━━ The records ━━

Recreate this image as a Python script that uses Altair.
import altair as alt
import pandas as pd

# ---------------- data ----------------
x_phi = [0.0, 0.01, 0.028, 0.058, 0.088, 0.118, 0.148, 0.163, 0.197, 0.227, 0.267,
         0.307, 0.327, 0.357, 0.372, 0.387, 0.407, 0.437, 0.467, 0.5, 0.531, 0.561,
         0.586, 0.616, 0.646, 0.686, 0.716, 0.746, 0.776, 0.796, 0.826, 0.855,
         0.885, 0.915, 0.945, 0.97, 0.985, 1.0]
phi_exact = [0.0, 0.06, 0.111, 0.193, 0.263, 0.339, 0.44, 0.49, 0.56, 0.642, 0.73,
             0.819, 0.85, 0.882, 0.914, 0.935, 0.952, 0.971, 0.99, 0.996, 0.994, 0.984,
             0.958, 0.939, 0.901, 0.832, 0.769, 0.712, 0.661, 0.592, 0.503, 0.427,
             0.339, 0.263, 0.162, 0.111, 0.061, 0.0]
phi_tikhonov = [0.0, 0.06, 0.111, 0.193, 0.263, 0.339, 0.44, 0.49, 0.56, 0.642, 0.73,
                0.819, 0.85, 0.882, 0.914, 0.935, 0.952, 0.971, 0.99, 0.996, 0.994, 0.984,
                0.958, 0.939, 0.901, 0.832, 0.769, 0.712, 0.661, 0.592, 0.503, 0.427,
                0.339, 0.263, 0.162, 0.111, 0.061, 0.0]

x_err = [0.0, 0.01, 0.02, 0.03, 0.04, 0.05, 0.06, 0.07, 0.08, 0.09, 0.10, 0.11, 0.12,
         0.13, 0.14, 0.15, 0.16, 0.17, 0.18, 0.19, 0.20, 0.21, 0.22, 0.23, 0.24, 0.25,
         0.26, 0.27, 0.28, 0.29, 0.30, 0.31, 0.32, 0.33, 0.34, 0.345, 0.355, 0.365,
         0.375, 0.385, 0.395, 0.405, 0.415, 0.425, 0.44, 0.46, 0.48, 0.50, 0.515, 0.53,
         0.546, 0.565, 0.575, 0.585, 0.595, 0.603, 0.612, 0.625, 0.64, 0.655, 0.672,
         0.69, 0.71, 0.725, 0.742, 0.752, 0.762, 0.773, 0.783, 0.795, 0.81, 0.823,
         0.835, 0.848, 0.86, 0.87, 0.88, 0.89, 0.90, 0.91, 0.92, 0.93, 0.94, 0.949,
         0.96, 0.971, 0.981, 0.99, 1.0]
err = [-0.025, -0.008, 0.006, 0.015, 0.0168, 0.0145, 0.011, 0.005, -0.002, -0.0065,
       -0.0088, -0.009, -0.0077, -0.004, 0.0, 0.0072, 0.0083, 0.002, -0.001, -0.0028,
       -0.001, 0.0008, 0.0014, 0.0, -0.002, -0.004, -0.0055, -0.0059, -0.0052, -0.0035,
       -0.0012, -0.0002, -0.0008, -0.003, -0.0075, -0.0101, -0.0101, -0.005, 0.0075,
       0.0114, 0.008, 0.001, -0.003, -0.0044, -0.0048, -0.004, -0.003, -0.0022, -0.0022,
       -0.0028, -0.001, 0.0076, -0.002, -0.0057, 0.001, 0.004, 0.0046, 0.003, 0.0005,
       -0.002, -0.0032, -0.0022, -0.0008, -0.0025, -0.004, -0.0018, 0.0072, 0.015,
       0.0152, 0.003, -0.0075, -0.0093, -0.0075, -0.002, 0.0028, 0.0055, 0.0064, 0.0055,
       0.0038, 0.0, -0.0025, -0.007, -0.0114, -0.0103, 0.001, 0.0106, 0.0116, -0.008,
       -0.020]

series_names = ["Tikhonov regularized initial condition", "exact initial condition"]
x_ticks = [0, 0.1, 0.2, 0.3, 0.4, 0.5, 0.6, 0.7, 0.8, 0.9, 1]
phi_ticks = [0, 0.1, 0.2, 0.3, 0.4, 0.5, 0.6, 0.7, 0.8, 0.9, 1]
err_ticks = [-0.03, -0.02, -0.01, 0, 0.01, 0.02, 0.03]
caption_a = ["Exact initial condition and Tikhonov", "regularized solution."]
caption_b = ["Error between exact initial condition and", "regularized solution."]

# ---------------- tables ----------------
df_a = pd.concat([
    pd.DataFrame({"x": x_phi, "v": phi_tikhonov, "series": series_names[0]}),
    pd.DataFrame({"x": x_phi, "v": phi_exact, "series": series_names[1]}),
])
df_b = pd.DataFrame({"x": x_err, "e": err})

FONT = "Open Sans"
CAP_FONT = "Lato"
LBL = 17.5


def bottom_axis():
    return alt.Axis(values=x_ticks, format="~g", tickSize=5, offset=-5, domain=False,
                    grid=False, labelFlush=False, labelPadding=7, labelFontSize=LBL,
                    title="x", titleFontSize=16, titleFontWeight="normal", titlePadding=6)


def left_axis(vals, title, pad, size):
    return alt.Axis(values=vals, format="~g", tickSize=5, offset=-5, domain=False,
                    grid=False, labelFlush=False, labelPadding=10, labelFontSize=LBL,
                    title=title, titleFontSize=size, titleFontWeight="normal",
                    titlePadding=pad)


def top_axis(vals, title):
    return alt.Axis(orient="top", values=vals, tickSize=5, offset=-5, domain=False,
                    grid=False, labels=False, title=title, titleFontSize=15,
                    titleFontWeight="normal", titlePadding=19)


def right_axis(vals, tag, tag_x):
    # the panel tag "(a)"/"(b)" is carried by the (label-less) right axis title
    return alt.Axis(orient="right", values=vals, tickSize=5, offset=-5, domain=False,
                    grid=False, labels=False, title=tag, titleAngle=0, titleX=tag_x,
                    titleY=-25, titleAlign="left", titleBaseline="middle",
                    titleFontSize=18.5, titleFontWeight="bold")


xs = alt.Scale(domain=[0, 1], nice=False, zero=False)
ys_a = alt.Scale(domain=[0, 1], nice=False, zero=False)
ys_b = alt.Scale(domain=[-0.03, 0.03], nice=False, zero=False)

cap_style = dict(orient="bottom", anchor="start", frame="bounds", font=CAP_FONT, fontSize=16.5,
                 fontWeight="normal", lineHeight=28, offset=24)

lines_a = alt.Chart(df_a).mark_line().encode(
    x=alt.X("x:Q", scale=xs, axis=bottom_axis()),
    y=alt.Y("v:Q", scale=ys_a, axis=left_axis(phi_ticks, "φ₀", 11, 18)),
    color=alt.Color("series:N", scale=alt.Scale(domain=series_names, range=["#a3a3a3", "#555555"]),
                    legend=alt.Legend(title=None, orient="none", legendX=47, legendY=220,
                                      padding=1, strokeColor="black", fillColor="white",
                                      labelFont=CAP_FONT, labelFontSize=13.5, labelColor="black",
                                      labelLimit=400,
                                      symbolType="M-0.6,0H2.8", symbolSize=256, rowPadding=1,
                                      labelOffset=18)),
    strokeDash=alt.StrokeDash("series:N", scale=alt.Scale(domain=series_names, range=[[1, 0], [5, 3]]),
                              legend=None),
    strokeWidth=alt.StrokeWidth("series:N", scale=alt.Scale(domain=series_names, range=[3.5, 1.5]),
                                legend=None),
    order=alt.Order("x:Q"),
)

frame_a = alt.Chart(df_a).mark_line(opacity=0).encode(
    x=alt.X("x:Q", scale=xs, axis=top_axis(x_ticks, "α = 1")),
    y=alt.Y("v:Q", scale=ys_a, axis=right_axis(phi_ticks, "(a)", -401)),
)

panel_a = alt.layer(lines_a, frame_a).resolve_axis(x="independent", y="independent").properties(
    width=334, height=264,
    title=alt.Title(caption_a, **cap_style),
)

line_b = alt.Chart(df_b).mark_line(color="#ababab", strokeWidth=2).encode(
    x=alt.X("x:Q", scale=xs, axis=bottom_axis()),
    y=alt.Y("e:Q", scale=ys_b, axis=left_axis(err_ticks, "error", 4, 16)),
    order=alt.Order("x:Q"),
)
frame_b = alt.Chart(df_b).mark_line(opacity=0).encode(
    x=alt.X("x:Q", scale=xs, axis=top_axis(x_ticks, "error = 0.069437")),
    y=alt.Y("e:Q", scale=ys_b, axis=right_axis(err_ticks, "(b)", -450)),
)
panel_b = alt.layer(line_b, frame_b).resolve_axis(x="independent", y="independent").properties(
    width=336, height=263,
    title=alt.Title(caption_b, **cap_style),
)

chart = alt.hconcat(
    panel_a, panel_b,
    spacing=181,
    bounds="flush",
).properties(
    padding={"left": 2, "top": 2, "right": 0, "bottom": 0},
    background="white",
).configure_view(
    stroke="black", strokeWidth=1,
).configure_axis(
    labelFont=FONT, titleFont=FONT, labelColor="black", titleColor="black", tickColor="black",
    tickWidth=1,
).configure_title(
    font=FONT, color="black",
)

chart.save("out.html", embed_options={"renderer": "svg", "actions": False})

━━━
━━ The records ━━

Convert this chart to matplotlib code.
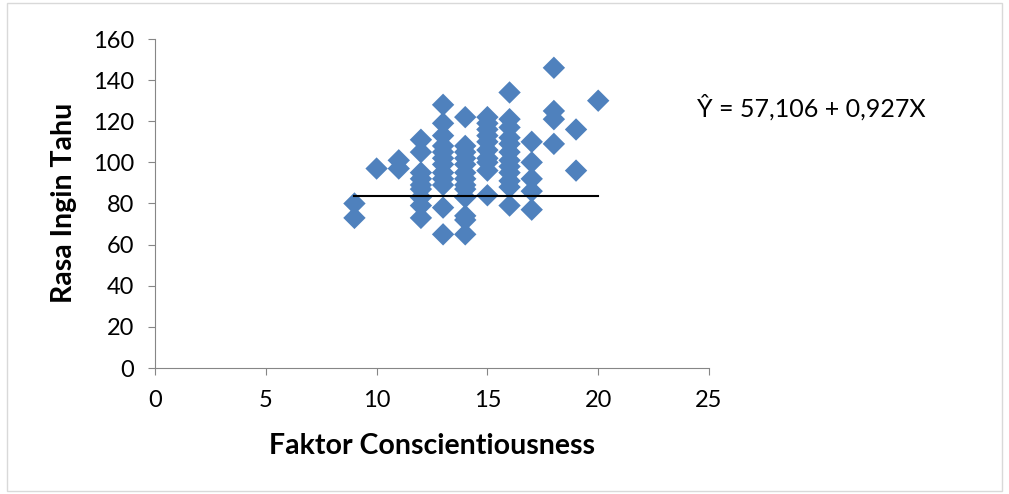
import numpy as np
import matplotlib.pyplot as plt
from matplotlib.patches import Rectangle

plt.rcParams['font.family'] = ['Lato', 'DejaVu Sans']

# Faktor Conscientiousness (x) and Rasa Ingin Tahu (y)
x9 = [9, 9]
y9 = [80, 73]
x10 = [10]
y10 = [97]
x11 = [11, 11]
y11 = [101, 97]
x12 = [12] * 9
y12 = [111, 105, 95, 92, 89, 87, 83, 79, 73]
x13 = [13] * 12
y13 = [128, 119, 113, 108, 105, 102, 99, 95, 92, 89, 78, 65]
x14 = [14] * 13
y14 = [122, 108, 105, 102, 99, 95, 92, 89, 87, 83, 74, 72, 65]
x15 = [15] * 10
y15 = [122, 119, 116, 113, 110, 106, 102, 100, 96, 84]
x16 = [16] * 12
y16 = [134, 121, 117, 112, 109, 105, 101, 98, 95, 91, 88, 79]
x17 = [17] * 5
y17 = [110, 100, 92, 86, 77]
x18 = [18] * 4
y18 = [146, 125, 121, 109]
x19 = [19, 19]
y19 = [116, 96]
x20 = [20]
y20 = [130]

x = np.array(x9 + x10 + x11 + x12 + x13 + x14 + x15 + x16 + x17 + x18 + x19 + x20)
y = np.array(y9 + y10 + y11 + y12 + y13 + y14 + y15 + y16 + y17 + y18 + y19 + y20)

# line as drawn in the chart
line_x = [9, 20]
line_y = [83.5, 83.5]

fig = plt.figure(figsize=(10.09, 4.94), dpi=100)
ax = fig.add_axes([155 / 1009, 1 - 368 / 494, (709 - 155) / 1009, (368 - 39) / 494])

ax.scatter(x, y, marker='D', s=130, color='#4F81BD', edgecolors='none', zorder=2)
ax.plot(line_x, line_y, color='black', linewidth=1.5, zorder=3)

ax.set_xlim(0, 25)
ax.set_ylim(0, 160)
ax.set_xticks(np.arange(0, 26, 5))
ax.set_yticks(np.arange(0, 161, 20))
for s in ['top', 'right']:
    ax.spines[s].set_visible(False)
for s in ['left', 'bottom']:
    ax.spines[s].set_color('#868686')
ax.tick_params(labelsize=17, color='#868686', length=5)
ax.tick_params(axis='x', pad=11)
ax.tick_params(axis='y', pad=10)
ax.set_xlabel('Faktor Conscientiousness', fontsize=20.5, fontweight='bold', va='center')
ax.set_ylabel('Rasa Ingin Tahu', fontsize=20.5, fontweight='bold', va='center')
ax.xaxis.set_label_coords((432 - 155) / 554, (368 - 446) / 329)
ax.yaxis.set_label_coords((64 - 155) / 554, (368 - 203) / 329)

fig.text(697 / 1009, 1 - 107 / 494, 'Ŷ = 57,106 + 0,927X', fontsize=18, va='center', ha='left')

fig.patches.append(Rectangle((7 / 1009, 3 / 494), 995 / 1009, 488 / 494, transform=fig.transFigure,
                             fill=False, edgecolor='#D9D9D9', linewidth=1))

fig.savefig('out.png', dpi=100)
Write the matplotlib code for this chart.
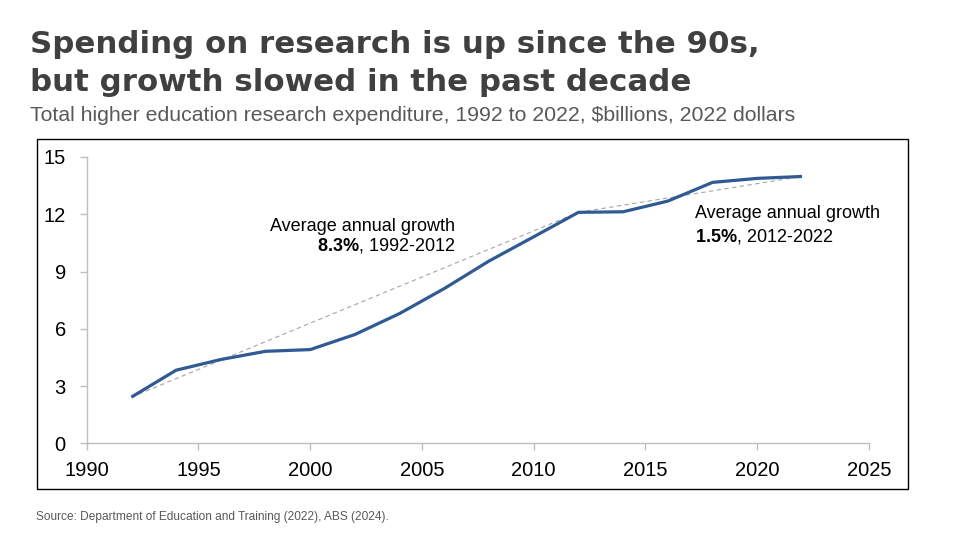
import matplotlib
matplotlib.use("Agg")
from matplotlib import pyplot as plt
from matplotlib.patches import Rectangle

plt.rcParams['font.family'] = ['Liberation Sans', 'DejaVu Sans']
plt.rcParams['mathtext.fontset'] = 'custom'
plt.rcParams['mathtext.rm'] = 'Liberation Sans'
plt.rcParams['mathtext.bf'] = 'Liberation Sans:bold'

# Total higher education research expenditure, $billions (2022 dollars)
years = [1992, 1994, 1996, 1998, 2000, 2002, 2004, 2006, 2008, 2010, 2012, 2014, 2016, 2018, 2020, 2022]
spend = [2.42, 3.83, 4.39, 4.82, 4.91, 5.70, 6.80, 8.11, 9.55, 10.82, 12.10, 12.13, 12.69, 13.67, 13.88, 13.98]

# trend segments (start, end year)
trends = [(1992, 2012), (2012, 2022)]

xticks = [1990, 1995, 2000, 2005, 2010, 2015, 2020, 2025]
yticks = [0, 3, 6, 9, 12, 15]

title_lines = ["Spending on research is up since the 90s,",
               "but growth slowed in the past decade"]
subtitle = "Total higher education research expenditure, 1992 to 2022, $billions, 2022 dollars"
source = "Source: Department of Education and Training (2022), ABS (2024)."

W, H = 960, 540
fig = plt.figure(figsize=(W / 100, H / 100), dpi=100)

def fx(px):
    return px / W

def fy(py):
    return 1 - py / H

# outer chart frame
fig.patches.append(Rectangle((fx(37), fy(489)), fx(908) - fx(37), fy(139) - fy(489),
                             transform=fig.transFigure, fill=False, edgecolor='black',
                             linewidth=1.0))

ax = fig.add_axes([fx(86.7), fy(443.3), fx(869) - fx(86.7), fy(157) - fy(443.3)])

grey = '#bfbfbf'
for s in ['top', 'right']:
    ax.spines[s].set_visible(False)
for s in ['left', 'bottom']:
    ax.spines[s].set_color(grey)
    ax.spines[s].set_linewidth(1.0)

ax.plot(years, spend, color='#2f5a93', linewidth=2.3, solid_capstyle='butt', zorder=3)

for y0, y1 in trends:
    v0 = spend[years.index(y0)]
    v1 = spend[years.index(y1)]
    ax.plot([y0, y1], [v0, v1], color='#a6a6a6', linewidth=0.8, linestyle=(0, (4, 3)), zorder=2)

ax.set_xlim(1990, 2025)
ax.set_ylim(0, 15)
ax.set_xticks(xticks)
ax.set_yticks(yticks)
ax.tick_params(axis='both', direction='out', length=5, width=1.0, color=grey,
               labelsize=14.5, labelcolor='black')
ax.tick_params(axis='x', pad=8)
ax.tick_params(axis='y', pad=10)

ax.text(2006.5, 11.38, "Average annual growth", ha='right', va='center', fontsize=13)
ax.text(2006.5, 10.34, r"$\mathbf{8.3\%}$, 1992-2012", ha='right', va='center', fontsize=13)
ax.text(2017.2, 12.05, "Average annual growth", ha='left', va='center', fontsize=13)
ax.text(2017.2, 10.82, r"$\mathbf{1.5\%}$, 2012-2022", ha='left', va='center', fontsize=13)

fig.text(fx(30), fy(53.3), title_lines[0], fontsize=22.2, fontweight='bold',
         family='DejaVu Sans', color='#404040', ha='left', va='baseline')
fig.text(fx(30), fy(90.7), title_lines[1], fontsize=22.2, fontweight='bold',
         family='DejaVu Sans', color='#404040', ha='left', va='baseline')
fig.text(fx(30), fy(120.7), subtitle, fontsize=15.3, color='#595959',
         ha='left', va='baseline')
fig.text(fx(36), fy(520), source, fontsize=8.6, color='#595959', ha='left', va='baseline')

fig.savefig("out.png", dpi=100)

━━━

• [Written problem]
Return exactly, and only, the lines from the one containing "Recreate this image" down to the one containing "import pandas as pd", with both of those lines included.

• [Worked answer]
Recreate this image as a Python script that uses Altair.
import altair as alt
import pandas as pd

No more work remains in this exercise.